Alleged serial killer Bruce McArthur is now facing a seventh premeditated murder charge while the investigative team is combing through cold cases from mid-1970s to late 1990s in search other potential cases connected to the 66-year-old Toronto landscaper, Toronto police said Wednesday.
McArthur, wearing an orange prison jump suit, appeared by video in a Toronto courtroom Wednesday morning to be charged with first-degree murder in the case of Abdulbasir Faizi, an Afghan immigrant who went missing in 2010.
Speaking at a news conference to provide new information about the investigation, which has made international headlines, lead investigator Det. Sgt. Hank Idsinga said police have identified three more of the at least seven sets of remains found in planters at a midtown Toronto property where McArthur worked as a landscaper and stored tools.
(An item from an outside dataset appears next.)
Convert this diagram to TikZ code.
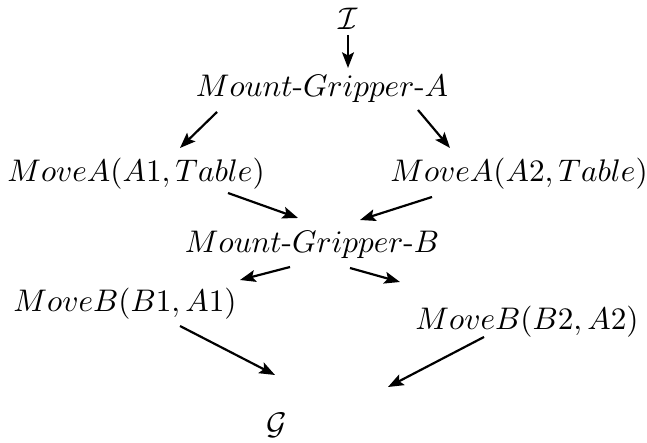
\documentclass[tikz,border=0pt]{standalone}
\usetikzlibrary{arrows.meta}
\begin{document}
\begin{tikzpicture}[x=0.32pt,y=-0.32pt,>={Stealth[length=5pt,width=3.8pt,inset=1pt]},
	act/.style={inner sep=0pt,anchor=base},
	arr/.style={->,line width=0.7pt}]
			\useasboundingbox (0,0) rectangle (647,443);
			% steps of the plan
			\node[act] (init) at (348,30) {$\mathcal{I}$};
			\node[act] (mga) at (322,97) {$Mount\mbox{-}Gripper\mbox{-}A$};
			\node[act] (ma1) at (136,182) {$MoveA(A1,Table)$};
			\node[act] (ma2) at (519,182) {$MoveA(A2,Table)$};
			\node[act] (mgb) at (312,253) {$Mount\mbox{-}Gripper\mbox{-}B$};
			\node[act] (mb1) at (125,312) {$MoveB(B1,A1)$};
			\node[act] (mb2) at (527,330) {$MoveB(B2,A2)$};
			\node[act] (goal) at (277,435) {$\mathcal{G}$};
			% ordering
			\draw[arr] ([shift={(0,5)}]init.base) -- ([shift={(26,-29)}]mga.base);
			\draw[arr] ([shift={(-105,15)}]mga.base) -- ([shift={(44,-34)}]ma1.base);
			\draw[arr] ([shift={(96,13)}]mga.base) -- ([shift={(-69,-34)}]ma2.base);
			\draw[arr] ([shift={(92,11)}]ma1.base) -- ([shift={(-14,-35)}]mgb.base);
			\draw[arr] ([shift={(-87,15)}]ma2.base) -- ([shift={(48,-33)}]mgb.base);
			\draw[arr] ([shift={(-22,14)}]mgb.base) -- ([shift={(115,-32)}]mb1.base);
			\draw[arr] ([shift={(38,15)}]mgb.base) -- ([shift={(-127,-48)}]mb2.base);
			\draw[arr] ([shift={(55,14)}]mb1.base) -- ([shift={(-2,-60)}]goal.base);
			\draw[arr] ([shift={(-43,7)}]mb2.base) -- ([shift={(111,-48)}]goal.base);
\end{tikzpicture}
\end{document}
Up to 70 properties to be search with specially trained dogs
The Mallory Crescent property has been ground zero for the investigation, with police forensic science teams going “inch by inch” through the apartment in search of clues and evidence, Idsinga said.
Police are also waiting for warmer weather to investigate other properties associated with McArthur, Idsinga said.
“As a result of tips and help from the public we hope to begin searches of properties associated to Mr. McArthur with our K9 unit,” Idsinga said. “As of today our list has grown from 30 properties to 75.”
Alleged serial killer
McArthur was arrested Jan. 18 and charged with two counts of first-degree murder in connection with the disappearance of Andrew Kinsman and Selim Esen, who went missing from the Gay Village in 2017.
On Jan. 29, police laid three additional first-degree murder charges in the deaths of Majeed Kayhan, Soroush Mahmudi, and Dean Lisowick.
McArthur was also charged in the death of Skandaraj Navaratnam in February. The Wednesday’s charge brings the total to seven, but police do not rule out more charges as investigation progresses.
The remains of Andrew Kinsman, Soroush Mahmudi and Skandaraj Navaratnam had previously been identified, Idsinga said.
“I can now add that the pathologists have identified the remains of Selim Esen, Dean Lisowick, and Abdulbasir Faizi,” Idsinga said. “At least one set of remains has yet to be identified and the remains of Majeed Kayhan have not been identified.”
Police also have evidence that leads them to believe that Lisowick was killed in April of 2016, he said.
An unknown victim
Idsinga said Faisi, who was 42 when he disappeared on Dec. 29, 2010, was one of the three men whose disappearances were linked through Project Houston, a task force launched by Toronto police in 2012, to look into the disappearances of the three men from Toronto’s Gay Village. Project Houston was shut down 18 months later without yielding any results.
The investigative team is now reviewing 15 homicide cold cases from 1975 to 1997, he said.
Toronto police are also seeking the public’s assistance in identifying another potential victim, whose graphic photo was released on March 5.
“To date over 500 tips have come in from various sources,” Idsinga said. “From this list over 70 potential identities for the unknown man in the photograph have been received, the majority of this potential identities have been eliminated but we continue to work on 22 of them.”
Police are hoping to link the unidentified remains to the dead man in the photo, but are also looking for additional tips, he said.
Idsinga said it’s quite possible that the victim was not a resident of Toronto and that police were hoping to get tips to the man’s identity from other countries as well.